My intuition is that the atom would return to its ground state too quickly for this too happen

Note that transition from one state to another is not instant. The probability of occupying some state gradually changes with time, and if you shine the light driving transition to singly-excited state and mix the light driving transition from singly excited to doubly excited state into the same beam, you'll be able to "intercept" the atom's singly excited state and drive it to doubly excited one.

Also, I would suspect that if the atom could be excited twice, the already-excited electron would be excited (or ionised) a second time, not a new one.

Don't forget about quantization of energy and the fact that electron-electron interaction lifts much of the possible degeneracy. It's highly unlikely that energies of doubly excited atom and atom with single electron excited to higher level will coincide. Thus if you tune your light source well enough, you're unlikely to excite the already excited electron to higher level instead of getting doubly excited atom.

$^\dagger$ I may actually be wrong if it appears that such optical transition is forbidden for all atoms. If you find some evidence of this, please let me know.


The simplest example I can think of to illustrate this is the spectrum of the hydrogen atom.

The excitation of the electron from the ground state, n = 1 produces a series of absorptions known as the Lyman series. The first line is excitation of the electron from n = 1 to n = 2, the second line is n = 1 to n = 3 and so on. But there are also absorptions due excitation of an electron from the n = 2 excited state to higher states, and these are called the Balmer series. Likewise we have the Paschen series starting at n = 3 and so on.

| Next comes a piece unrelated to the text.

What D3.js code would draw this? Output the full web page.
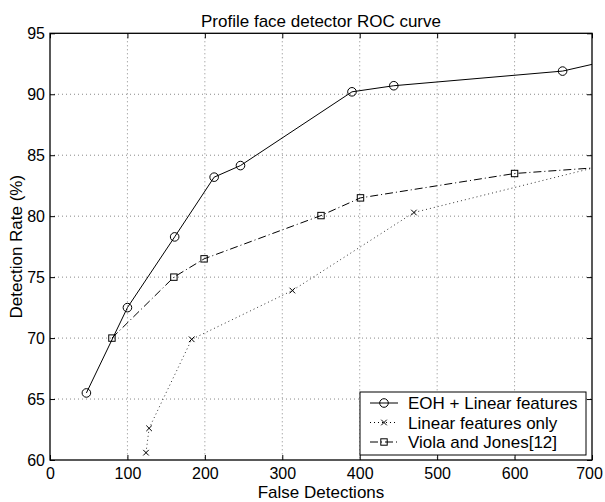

You are correct that the lifetime of an excited state is usually short, but if we put a gram ($\approx 10^{23}$ atoms) of hydrogen into our spectrometer and excite it by light, radiation, heat or whatever, there will be a small but non-zero equilibrium concentration of excited states and we can measure their absorption spectra.

Hydrogen is a single electron system, but the same applies to many electron atoms - it's just that their spectra get fearsomely complicated, which is why I chose hydrogen as my example!


The answer to your question is yes and there are experiments which use multiple excitations. A very famous one is the Lamb-Rutherford-Experiment where they could prove the existence of the lamb shift.

First they excited a beam of hydrogen atoms which were in the $1S_{1/2}$ groundstate into the $2S_{1/2}$ state by bombarding them with electrons. This has a very long lifetime since optical transition to the groundstate is forbidden by selection rules.

The $2S_{1/2}$ atoms then pass through electromagnetic radiation in a tunable resonator. In the experiment they could induce a transition from $2S_{1/2}$ to $2P_{1/2}$ and prove this because $2P_{1/2}$ atoms decay quickly to the groundstate. So one just needed to measure how many atoms were still in the $2S_{1/2}$ state after leaving the resonator.

You see, it is not only possible to excite an excited atom, it has also lead to important discoveries.


I think it's pretty typical in nature. Some elements have a a very large number of electrons, too. I would be interested if somebody could answer what the lifetime of an excited electron is.

In classical QM the excited electron would stay excited forever. QED is needed to explain the electron dropping back to the ground state and releasing a photon before doing so.